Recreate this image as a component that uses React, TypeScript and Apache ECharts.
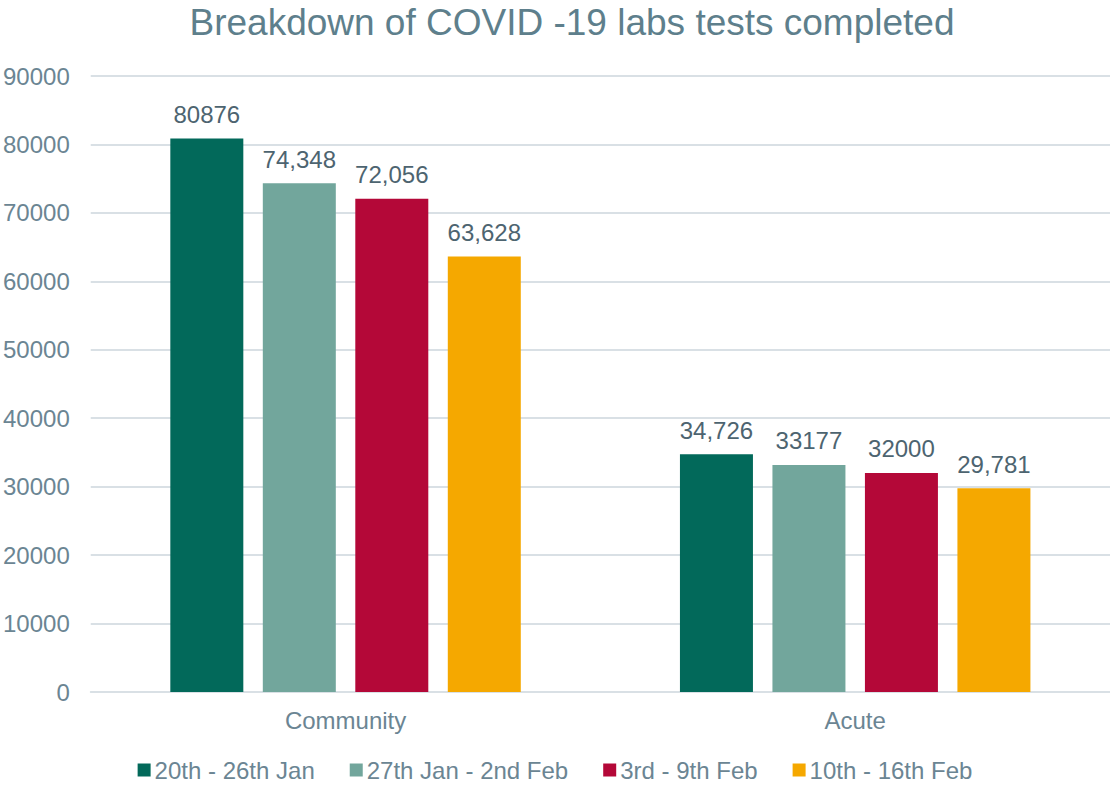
import React, { useEffect, useRef } from "react";
import * as echarts from "echarts";

const categories = ["Community", "Acute"];
const seriesNames = ["20th - 26th Jan", "27th Jan - 2nd Feb", "3rd - 9th Feb", "10th - 16th Feb"];
const week1 = [80876, 34726];
const week2 = [74348, 33177];
const week3 = [72056, 32000];
const week4 = [63628, 29781];
const week1Labels = ["80876", "34,726"];
const week2Labels = ["74,348", "33177"];
const week3Labels = ["72,056", "32000"];
const week4Labels = ["63,628", "29,781"];
const colors = ["#02695A", "#72A69C", "#B40838", "#F5A800"];

export default function App() {
  const ref = useRef<HTMLDivElement>(null);
  useEffect(() => {
    if (!ref.current) return;
    const chart = echarts.init(ref.current, null, { renderer: "svg" });
    const values = [week1, week2, week3, week4];
    const labels = [week1Labels, week2Labels, week3Labels, week4Labels];
    const font = "'Liberation Sans', Arial, sans-serif";
    chart.setOption({
      animation: false,
      textStyle: { fontFamily: font },
      title: {
        text: "Breakdown of COVID -19 labs tests completed",
        left: 567,
        textAlign: "center",
        top: -1,
        textStyle: { color: "#5E7F8C", fontSize: 37, fontWeight: "normal", fontFamily: font },
      },
      legend: {
        top: 758,
        left: "center",
        padding: 0,
        itemWidth: 13,
        itemHeight: 13,
        itemGap: 35,
        icon: "rect",
        textStyle: { color: "#6B8593", fontSize: 24, fontFamily: font, padding: [0, 0, 0, -1] },
        data: seriesNames,
      },
      grid: { left: 88, right: 0, top: 76, bottom: 93, containLabel: false },
      xAxis: {
        type: "category",
        data: categories,
        axisLine: { show: true, lineStyle: { color: "#D9E0E5", width: 2 } },
        axisTick: { show: false },
        axisLabel: { color: "#6B8593", fontSize: 24, margin: 16, fontFamily: font },
      },
      yAxis: {
        type: "value",
        min: 0,
        max: 90000,
        interval: 10000,
        axisLine: { show: false },
        axisTick: { show: false },
        axisLabel: {
          color: "#6B8593",
          fontSize: 24,
          margin: 21,
          fontFamily: font,
          formatter: (v: number) => String(v),
        },
        splitLine: { lineStyle: { color: "#D9E0E5", width: 2 } },
      },
      series: seriesNames.map((name, i) => ({
        name,
        type: "bar",
        data: values[i],
        barWidth: 73,
        barGap: "26.7%",
        itemStyle: { color: colors[i] },
        label: {
          show: true,
          position: "top",
          distance: 12,
          color: "#4D6470",
          fontSize: 24,
          fontFamily: font,
          formatter: (p: any) => labels[i][p.dataIndex],
        },
      })),
    });
    return () => chart.dispose();
  }, []);
  return (
    <div
      ref={ref}
      style={{ position: "absolute", left: 0, top: 0, width: 1110, height: 785, background: "#fff" }}
    />
  );
}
=-=-=-=-=
CHALLENGE
Return the listing above unchanged, apart from dropping its pictures.

TASK OUTPUT
Recreate this image as a component that uses React, TypeScript and Apache ECharts.
import React, { useEffect, useRef } from "react";
import * as echarts from "echarts";

const categories = ["Community", "Acute"];
const seriesNames = ["20th - 26th Jan", "27th Jan - 2nd Feb", "3rd - 9th Feb", "10th - 16th Feb"];
const week1 = [80876, 34726];
const week2 = [74348, 33177];
const week3 = [72056, 32000];
const week4 = [63628, 29781];
const week1Labels = ["80876", "34,726"];
const week2Labels = ["74,348", "33177"];
const week3Labels = ["72,056", "32000"];
const week4Labels = ["63,628", "29,781"];
const colors = ["#02695A", "#72A69C", "#B40838", "#F5A800"];

export default function App() {
  const ref = useRef<HTMLDivElement>(null);
  useEffect(() => {
    if (!ref.current) return;
    const chart = echarts.init(ref.current, null, { renderer: "svg" });
    const values = [week1, week2, week3, week4];
    const labels = [week1Labels, week2Labels, week3Labels, week4Labels];
    const font = "'Liberation Sans', Arial, sans-serif";
    chart.setOption({
      animation: false,
      textStyle: { fontFamily: font },
      title: {
        text: "Breakdown of COVID -19 labs tests completed",
        left: 567,
        textAlign: "center",
        top: -1,
        textStyle: { color: "#5E7F8C", fontSize: 37, fontWeight: "normal", fontFamily: font },
      },
      legend: {
        top: 758,
        left: "center",
        padding: 0,
        itemWidth: 13,
        itemHeight: 13,
        itemGap: 35,
        icon: "rect",
        textStyle: { color: "#6B8593", fontSize: 24, fontFamily: font, padding: [0, 0, 0, -1] },
        data: seriesNames,
      },
      grid: { left: 88, right: 0, top: 76, bottom: 93, containLabel: false },
      xAxis: {
        type: "category",
        data: categories,
        axisLine: { show: true, lineStyle: { color: "#D9E0E5", width: 2 } },
        axisTick: { show: false },
        axisLabel: { color: "#6B8593", fontSize: 24, margin: 16, fontFamily: font },
      },
      yAxis: {
        type: "value",
        min: 0,
        max: 90000,
        interval: 10000,
        axisLine: { show: false },
        axisTick: { show: false },
        axisLabel: {
          color: "#6B8593",
          fontSize: 24,
          margin: 21,
          fontFamily: font,
          formatter: (v: number) => String(v),
        },
        splitLine: { lineStyle: { color: "#D9E0E5", width: 2 } },
      },
      series: seriesNames.map((name, i) => ({
        name,
        type: "bar",
        data: values[i],
        barWidth: 73,
        barGap: "26.7%",
        itemStyle: { color: colors[i] },
        label: {
          show: true,
          position: "top",
          distance: 12,
          color: "#4D6470",
          fontSize: 24,
          fontFamily: font,
          formatter: (p: any) => labels[i][p.dataIndex],
        },
      })),
    });
    return () => chart.dispose();
  }, []);
  return (
    <div
      ref={ref}
      style={{ position: "absolute", left: 0, top: 0, width: 1110, height: 785, background: "#fff" }}
    />
  );
}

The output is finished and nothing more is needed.